Le pourvoi incident Le pourvoi incident formé par les syndicats CFE-CGC, FO et CFDT, aux niveaux local et fédéral, conteste l'annulation de l'avenant du 9 février 2022 en affirmant qu'il peut être mis fin aux dispositions d'un accord collectif de travail par un avenant de révision dont les dispositions se substituent de plein droit à celles de l'accord révisé.
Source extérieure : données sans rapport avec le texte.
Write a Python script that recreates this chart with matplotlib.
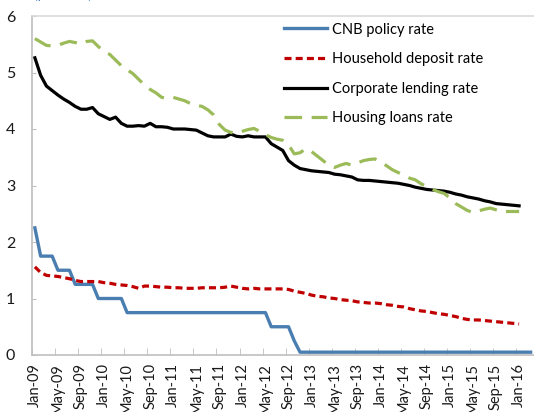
import numpy as np
import matplotlib
matplotlib.use('Agg')
import matplotlib.pyplot as plt
from matplotlib.ticker import FixedLocator

plt.rcParams['font.family'] = ['Lato', 'DejaVu Sans']

# ---------- Data (monthly, Jan-09 ... ) ----------
policy_rate = [2.25, 1.75, 1.75, 1.75, 1.5, 1.5, 1.5, 1.25, 1.25, 1.25,
               1.25, 1.0, 1.0, 1.0, 1.0, 1.0] + [0.75] * 25 + \
              [0.5, 0.5, 0.5, 0.5, 0.25] + [0.05] * 41

deposit_rate = [1.56, 1.46, 1.41, 1.40, 1.39, 1.37, 1.35, 1.32, 1.30, 1.30,
                1.30, 1.30, 1.28, 1.27, 1.25, 1.24, 1.23, 1.21, 1.18, 1.22,
                1.22, 1.21, 1.20, 1.20, 1.19, 1.19, 1.18, 1.18, 1.18, 1.19,
                1.19, 1.19, 1.19, 1.20, 1.22, 1.20, 1.18, 1.17, 1.18, 1.17,
                1.17, 1.17, 1.17, 1.17, 1.16, 1.13, 1.11, 1.09, 1.06, 1.04,
                1.03, 1.01, 1.00, 0.98, 0.97, 0.96, 0.94, 0.93, 0.92, 0.92,
                0.91, 0.89, 0.88, 0.86, 0.85, 0.82, 0.80, 0.78, 0.77, 0.75,
                0.73, 0.72, 0.70, 0.68, 0.65, 0.63, 0.62, 0.62, 0.61, 0.60,
                0.59, 0.58, 0.57, 0.56, 0.55]

corporate_rate = [5.26, 4.95, 4.76, 4.68, 4.60, 4.53, 4.47, 4.40, 4.35, 4.35,
                  4.38, 4.27, 4.22, 4.17, 4.21, 4.10, 4.05, 4.05, 4.06, 4.05,
                  4.10, 4.04, 4.04, 4.03, 4.00, 4.00, 4.00, 3.99, 3.98, 3.93,
                  3.88, 3.86, 3.86, 3.86, 3.91, 3.87, 3.86, 3.88, 3.86, 3.86,
                  3.86, 3.74, 3.68, 3.62, 3.44, 3.36, 3.30, 3.28, 3.26, 3.25,
                  3.24, 3.23, 3.20, 3.19, 3.17, 3.15, 3.10, 3.09, 3.09, 3.08,
                  3.07, 3.06, 3.05, 3.04, 3.02, 3.00, 2.97, 2.95, 2.93, 2.92,
                  2.91, 2.90, 2.88, 2.85, 2.83, 2.80, 2.78, 2.76, 2.73, 2.71,
                  2.68, 2.67, 2.66, 2.65, 2.64]

housing_rate = [5.60, 5.54, 5.48, 5.47, 5.48, 5.52, 5.55, 5.53, 5.50, 5.55,
                5.56, 5.46, 5.37, 5.32, 5.22, 5.12, 5.05, 4.98, 4.88, 4.78,
                4.70, 4.64, 4.56, 4.54, 4.56, 4.53, 4.50, 4.45, 4.42, 4.40,
                4.34, 4.25, 4.08, 3.98, 3.94, 3.92, 3.96, 3.99, 4.01, 3.96,
                3.90, 3.85, 3.82, 3.80, 3.72, 3.56, 3.58, 3.65, 3.60, 3.52,
                3.44, 3.36, 3.32, 3.36, 3.39, 3.36, 3.40, 3.44, 3.46, 3.47,
                3.42, 3.35, 3.28, 3.23, 3.18, 3.13, 3.10, 3.03, 2.98, 2.93,
                2.89, 2.86, 2.78, 2.68, 2.62, 2.56, 2.52, 2.55, 2.58, 2.60,
                2.57, 2.53, 2.54, 2.54, 2.54]

tick_labels = ['Jan-09', 'May-09', 'Sep-09', 'Jan-10', 'May-10', 'Sep-10',
               'Jan-11', 'May-11', 'Sep-11', 'Jan-12', 'May-12', 'Sep-12',
               'Jan-13', 'May-13', 'Sep-13', 'Jan-14', 'May-14', 'Sep-14',
               'Jan-15', 'May-15', 'Sep-15', 'Jan-16']
n_months = len(policy_rate)

# ---------- Figure ----------
fig = plt.figure(figsize=(5.34, 4.12), dpi=100)
ax = fig.add_axes([32 / 534, 57 / 412, 501.5 / 534, 339 / 412])

ax.plot(np.arange(len(policy_rate)), policy_rate, color='#4A7EB0', lw=2.4,
        label='CNB policy rate')
ax.plot(np.arange(len(deposit_rate)), deposit_rate, color='#C00000', lw=2.3,
        dashes=(2.2, 1.3), label='Household deposit rate')
ax.plot(np.arange(len(corporate_rate)), corporate_rate, color='black', lw=2.3,
        label='Corporate lending rate')
ax.plot(np.arange(len(housing_rate)), housing_rate, color='#9BBB59', lw=2.3,
        dashes=(5.5, 3.0), label='Housing loans rate')

ax.set_xlim(-0.5, n_months - 0.5)
ax.set_ylim(0, 6)
ax.set_yticks(range(0, 7))
ax.tick_params(axis='y', direction='in', length=3, color='#BFBFBF',
               labelsize=11.5, pad=12, labelcolor='#1A1A1A')

ax.set_xticks(np.arange(0, 4 * len(tick_labels), 4))
ax.set_xticklabels(tick_labels, rotation=90, fontsize=10.5, color='#1A1A1A')
ax.tick_params(axis='x', which='major', length=0, pad=6)
ax.xaxis.set_minor_locator(FixedLocator(np.arange(-0.5, n_months, 4)))
ax.tick_params(axis='x', which='minor', direction='in', length=5,
               color='#BFBFBF')

for side in ['left', 'bottom']:
    ax.spines[side].set_color('#BFBFBF')
    ax.spines[side].set_linewidth(1.2)
ax.spines['top'].set_color('#D9D9D9')
ax.spines['top'].set_linewidth(1.2)
ax.spines['right'].set_visible(False)

ax.legend(loc='upper left', bbox_to_anchor=(0.49, 0.998), frameon=False,
          fontsize=10.5, handlelength=3.0, handletextpad=0.3,
          labelspacing=1.07, borderaxespad=0)

fig.text(34 / 534, 1 + 1 / 412, '(per cent)', color='#4F81BD', fontsize=10,
         va='baseline', ha='left')

fig.savefig('out.png', dpi=100, facecolor='white')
L'intervention volontaire de la confédération CGT Par un mémoire déposé le 11 août 2023, la CGT a formé une intervention volontaire au soutien de l'union syndicale des travailleurs CGT de la Savoie et de la fédération des travailleurs de la métallurgie CGT. Elle affirme qu'elle a intérêt et est recevable à intervenir volontairement dans l'instance parce que le pourvoi pose la question de principe de la validité d'un accord de révision emportant l'extinction d'une convention. Un syndicat a un intérêt à intervenir dans une instance soulevant une question de principe dont la solution est susceptible d'être étendue à tous les adhérents et de présenter un préjudice au moins indirect à l'intérêt collectif de la profession (Soc. 2 juin 1983, n° 81-40.103 P ; Civ. 3e, 24 nov. 1987, n° 85-15.488 P). Or les conditions de la négociation collective concernent tous les membres d'une profession et plus largement l'ensemble des salariés. Par conséquent il y a lieu d'admettre l'intervention volontaire accessoire de la CGT.
Discussion La discussion portera essentiellement sur les première et quatrième branches du pourvoi principal que reprend l'unique branche du moyen du pourvoi incident.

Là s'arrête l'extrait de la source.